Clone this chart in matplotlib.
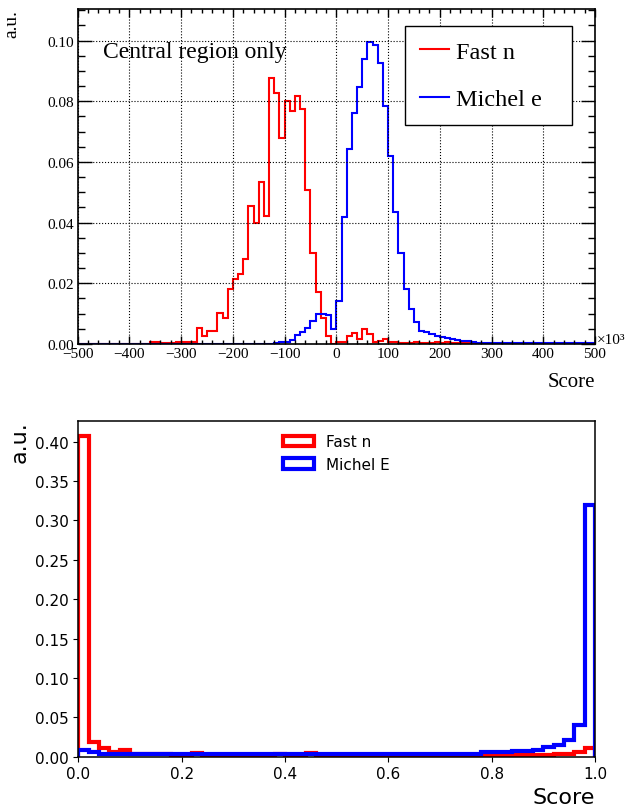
import numpy as np
import matplotlib
matplotlib.use('Agg')
import matplotlib.pyplot as plt
from matplotlib.ticker import MultipleLocator, FormatStrFormatter

# ---- top panel: BDT-like score, 100 bins from -500 to 500 (x10^3) ----
top_edges = np.linspace(-500, 500, 101)

top_fast_n = ([0.0] * 14 +
              [0.0008, 0.0008, 0.0003, 0.0003, 0.0003, 0.0008, 0.0008, 0.0008, 0.0008,
               0.0052, 0.0025, 0.0042, 0.0042, 0.0102, 0.0085, 0.0180, 0.0214, 0.0230,
               0.0280, 0.0456, 0.0398, 0.0533, 0.0423, 0.0877, 0.0827, 0.0679, 0.0800,
               0.0767, 0.0816, 0.0773, 0.0508, 0.0301, 0.0170, 0.0085, 0.0025, 0.0000,
               0.0008, 0.0008, 0.0027, 0.0035, 0.0016, 0.0049, 0.0033, 0.0008, 0.0011,
               0.0016, 0.0008, 0.0008, 0.0003, 0.0003, 0.0003, 0.0008, 0.0002, 0.0002,
               0.0002, 0.0008, 0.0003, 0.0008, 0.0002, 0.0002, 0.0002, 0.0002] +
              [0.0] * 24)

top_michel_e = ([0.0] * 30 + [0.0001] * 8 +
                [0.0003, 0.0006, 0.0008, 0.0012, 0.0030, 0.0040, 0.0053, 0.0075, 0.0100,
                 0.0100, 0.0097, 0.0051, 0.0143, 0.0420, 0.0643, 0.0760, 0.0848, 0.0939,
                 0.0996, 0.0985, 0.0926, 0.0785, 0.0620, 0.0434, 0.0300, 0.0180, 0.0115,
                 0.0072, 0.0044, 0.0038, 0.0033, 0.0028, 0.0022, 0.0019, 0.0016, 0.0013,
                 0.0011, 0.0009, 0.0008, 0.0005, 0.0005, 0.0005] +
                [0.0003] * 10 + [0.0002] * 10)

# ---- bottom panel: NN score, 50 bins from 0 to 1 ----
bot_edges = np.linspace(0, 1, 51)

bot_fast_n = ([0.407, 0.018, 0.0115, 0.0065, 0.008, 0.003, 0.003, 0.004, 0.0028, 0.0025,
               0.0025, 0.0045] + [0.0025] * 7 + [0.0032, 0.0025, 0.0025, 0.0045] +
              [0.0022] * 19 + [0.002] * 4 + [0.004, 0.004, 0.006, 0.011])

bot_michel_e = ([0.0085, 0.0055, 0.004, 0.0035, 0.0035] + [0.003] * 30 +
                [0.004] * 4 + [0.0055] * 3 +
                [0.0068, 0.0068, 0.0085, 0.012, 0.015, 0.0216, 0.040, 0.320])

serif = 'Liberation Serif'

fig = plt.figure(figsize=(6.25, 8.12), dpi=100)

# ================= top (ROOT-looking) =================
ax1 = fig.add_axes([0.1243, 0.5751, 0.8277, 0.4126])
ax1.stairs(top_fast_n, top_edges, color='#ff0000', lw=1.5, baseline=0, label='Fast n')
ax1.stairs(top_michel_e, top_edges, color='#0000ff', lw=1.5, baseline=0, label='Michel e')
ax1.set_xlim(-500, 500)
ax1.set_ylim(0, 0.1104)

ax1.xaxis.set_major_locator(MultipleLocator(100))
ax1.xaxis.set_minor_locator(MultipleLocator(20))
ax1.yaxis.set_major_locator(MultipleLocator(0.02))
ax1.yaxis.set_minor_locator(MultipleLocator(0.005))
ax1.yaxis.set_major_formatter(FormatStrFormatter('%.2f'))
ax1.tick_params(which='both', direction='in', top=True, right=True, width=1.0)
ax1.tick_params(axis='x', which='major', length=6)
ax1.tick_params(axis='x', which='minor', length=3)
ax1.tick_params(axis='y', which='major', length=10)
ax1.tick_params(axis='y', which='minor', length=5)
ax1.tick_params(axis='x', which='major', labelsize=11, pad=2)
ax1.tick_params(axis='y', which='major', labelsize=11, pad=3)
for lab in ax1.get_xticklabels() + ax1.get_yticklabels():
    lab.set_fontfamily(serif)
for sp in ax1.spines.values():
    sp.set_linewidth(1.2)
ax1.grid(True, which='major', color='black', linestyle=':', linewidth=0.8)

ax1.set_ylabel('a.u.', fontfamily=serif, fontsize=14, loc='top')
ax1.yaxis.set_label_coords(-0.1115, 1.0)
ax1.set_xlabel('Score', fontfamily=serif, fontsize=15, loc='right')
ax1.xaxis.set_label_coords(1.0, -0.083)

ax1.text(0.049, 0.872, 'Central region only', transform=ax1.transAxes,
         fontfamily=serif, fontsize=17, ha='left', va='center')
fig.text(0.9552, 0.5804, '\u00d710\u00b3', fontfamily=serif, fontsize=11,
         ha='left', va='center')

leg1 = ax1.legend(loc='upper left', bbox_to_anchor=(0.6327, 0.6627, 0.323, 0.2863),
                  mode='expand', borderaxespad=0, fancybox=False, framealpha=1,
                  edgecolor='black', prop={'family': serif, 'size': 17.5},
                  handlelength=1.2, handletextpad=0.3, borderpad=0.6,
                  labelspacing=1.05)
leg1.get_frame().set_linewidth(1.0)

# ================= bottom (matplotlib default look) =================
ax2 = fig.add_axes([0.1253, 0.0669, 0.8267, 0.4138])
bc = (bot_edges[:-1] + bot_edges[1:]) / 2
ax2.hist(bc, bins=bot_edges, weights=bot_fast_n, histtype='step', color='red',
         lw=3, label='Fast n')
ax2.hist(bc, bins=bot_edges, weights=bot_michel_e, histtype='step', color='blue',
         lw=3, label='Michel E')
ax2.set_xlim(0, 1)
ax2.set_ylim(0, 0.4265)
ax2.tick_params(labelsize=11)
for sp in ax2.spines.values():
    sp.set_linewidth(1.1)
ax2.set_xlabel('Score', fontsize=16, loc='right')
ax2.set_ylabel('a.u.', fontsize=16, loc='top')
ax2.legend(loc='upper center', frameon=False, fontsize=11)

fig.savefig('out.png', dpi=100)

**Problem**
Do not copy the pictures, but repeat every line exactly.

**Written answer**
Clone this chart in matplotlib.
import numpy as np
import matplotlib
matplotlib.use('Agg')
import matplotlib.pyplot as plt
from matplotlib.ticker import MultipleLocator, FormatStrFormatter

# ---- top panel: BDT-like score, 100 bins from -500 to 500 (x10^3) ----
top_edges = np.linspace(-500, 500, 101)

top_fast_n = ([0.0] * 14 +
              [0.0008, 0.0008, 0.0003, 0.0003, 0.0003, 0.0008, 0.0008, 0.0008, 0.0008,
               0.0052, 0.0025, 0.0042, 0.0042, 0.0102, 0.0085, 0.0180, 0.0214, 0.0230,
               0.0280, 0.0456, 0.0398, 0.0533, 0.0423, 0.0877, 0.0827, 0.0679, 0.0800,
               0.0767, 0.0816, 0.0773, 0.0508, 0.0301, 0.0170, 0.0085, 0.0025, 0.0000,
               0.0008, 0.0008, 0.0027, 0.0035, 0.0016, 0.0049, 0.0033, 0.0008, 0.0011,
               0.0016, 0.0008, 0.0008, 0.0003, 0.0003, 0.0003, 0.0008, 0.0002, 0.0002,
               0.0002, 0.0008, 0.0003, 0.0008, 0.0002, 0.0002, 0.0002, 0.0002] +
              [0.0] * 24)

top_michel_e = ([0.0] * 30 + [0.0001] * 8 +
                [0.0003, 0.0006, 0.0008, 0.0012, 0.0030, 0.0040, 0.0053, 0.0075, 0.0100,
                 0.0100, 0.0097, 0.0051, 0.0143, 0.0420, 0.0643, 0.0760, 0.0848, 0.0939,
                 0.0996, 0.0985, 0.0926, 0.0785, 0.0620, 0.0434, 0.0300, 0.0180, 0.0115,
                 0.0072, 0.0044, 0.0038, 0.0033, 0.0028, 0.0022, 0.0019, 0.0016, 0.0013,
                 0.0011, 0.0009, 0.0008, 0.0005, 0.0005, 0.0005] +
                [0.0003] * 10 + [0.0002] * 10)

# ---- bottom panel: NN score, 50 bins from 0 to 1 ----
bot_edges = np.linspace(0, 1, 51)

bot_fast_n = ([0.407, 0.018, 0.0115, 0.0065, 0.008, 0.003, 0.003, 0.004, 0.0028, 0.0025,
               0.0025, 0.0045] + [0.0025] * 7 + [0.0032, 0.0025, 0.0025, 0.0045] +
              [0.0022] * 19 + [0.002] * 4 + [0.004, 0.004, 0.006, 0.011])

bot_michel_e = ([0.0085, 0.0055, 0.004, 0.0035, 0.0035] + [0.003] * 30 +
                [0.004] * 4 + [0.0055] * 3 +
                [0.0068, 0.0068, 0.0085, 0.012, 0.015, 0.0216, 0.040, 0.320])

serif = 'Liberation Serif'

fig = plt.figure(figsize=(6.25, 8.12), dpi=100)

# ================= top (ROOT-looking) =================
ax1 = fig.add_axes([0.1243, 0.5751, 0.8277, 0.4126])
ax1.stairs(top_fast_n, top_edges, color='#ff0000', lw=1.5, baseline=0, label='Fast n')
ax1.stairs(top_michel_e, top_edges, color='#0000ff', lw=1.5, baseline=0, label='Michel e')
ax1.set_xlim(-500, 500)
ax1.set_ylim(0, 0.1104)

ax1.xaxis.set_major_locator(MultipleLocator(100))
ax1.xaxis.set_minor_locator(MultipleLocator(20))
ax1.yaxis.set_major_locator(MultipleLocator(0.02))
ax1.yaxis.set_minor_locator(MultipleLocator(0.005))
ax1.yaxis.set_major_formatter(FormatStrFormatter('%.2f'))
ax1.tick_params(which='both', direction='in', top=True, right=True, width=1.0)
ax1.tick_params(axis='x', which='major', length=6)
ax1.tick_params(axis='x', which='minor', length=3)
ax1.tick_params(axis='y', which='major', length=10)
ax1.tick_params(axis='y', which='minor', length=5)
ax1.tick_params(axis='x', which='major', labelsize=11, pad=2)
ax1.tick_params(axis='y', which='major', labelsize=11, pad=3)
for lab in ax1.get_xticklabels() + ax1.get_yticklabels():
    lab.set_fontfamily(serif)
for sp in ax1.spines.values():
    sp.set_linewidth(1.2)
ax1.grid(True, which='major', color='black', linestyle=':', linewidth=0.8)

ax1.set_ylabel('a.u.', fontfamily=serif, fontsize=14, loc='top')
ax1.yaxis.set_label_coords(-0.1115, 1.0)
ax1.set_xlabel('Score', fontfamily=serif, fontsize=15, loc='right')
ax1.xaxis.set_label_coords(1.0, -0.083)

ax1.text(0.049, 0.872, 'Central region only', transform=ax1.transAxes,
         fontfamily=serif, fontsize=17, ha='left', va='center')
fig.text(0.9552, 0.5804, '\u00d710\u00b3', fontfamily=serif, fontsize=11,
         ha='left', va='center')

leg1 = ax1.legend(loc='upper left', bbox_to_anchor=(0.6327, 0.6627, 0.323, 0.2863),
                  mode='expand', borderaxespad=0, fancybox=False, framealpha=1,
                  edgecolor='black', prop={'family': serif, 'size': 17.5},
                  handlelength=1.2, handletextpad=0.3, borderpad=0.6,
                  labelspacing=1.05)
leg1.get_frame().set_linewidth(1.0)

# ================= bottom (matplotlib default look) =================
ax2 = fig.add_axes([0.1253, 0.0669, 0.8267, 0.4138])
bc = (bot_edges[:-1] + bot_edges[1:]) / 2
ax2.hist(bc, bins=bot_edges, weights=bot_fast_n, histtype='step', color='red',
         lw=3, label='Fast n')
ax2.hist(bc, bins=bot_edges, weights=bot_michel_e, histtype='step', color='blue',
         lw=3, label='Michel E')
ax2.set_xlim(0, 1)
ax2.set_ylim(0, 0.4265)
ax2.tick_params(labelsize=11)
for sp in ax2.spines.values():
    sp.set_linewidth(1.1)
ax2.set_xlabel('Score', fontsize=16, loc='right')
ax2.set_ylabel('a.u.', fontsize=16, loc='top')
ax2.legend(loc='upper center', frameon=False, fontsize=11)

fig.savefig('out.png', dpi=100)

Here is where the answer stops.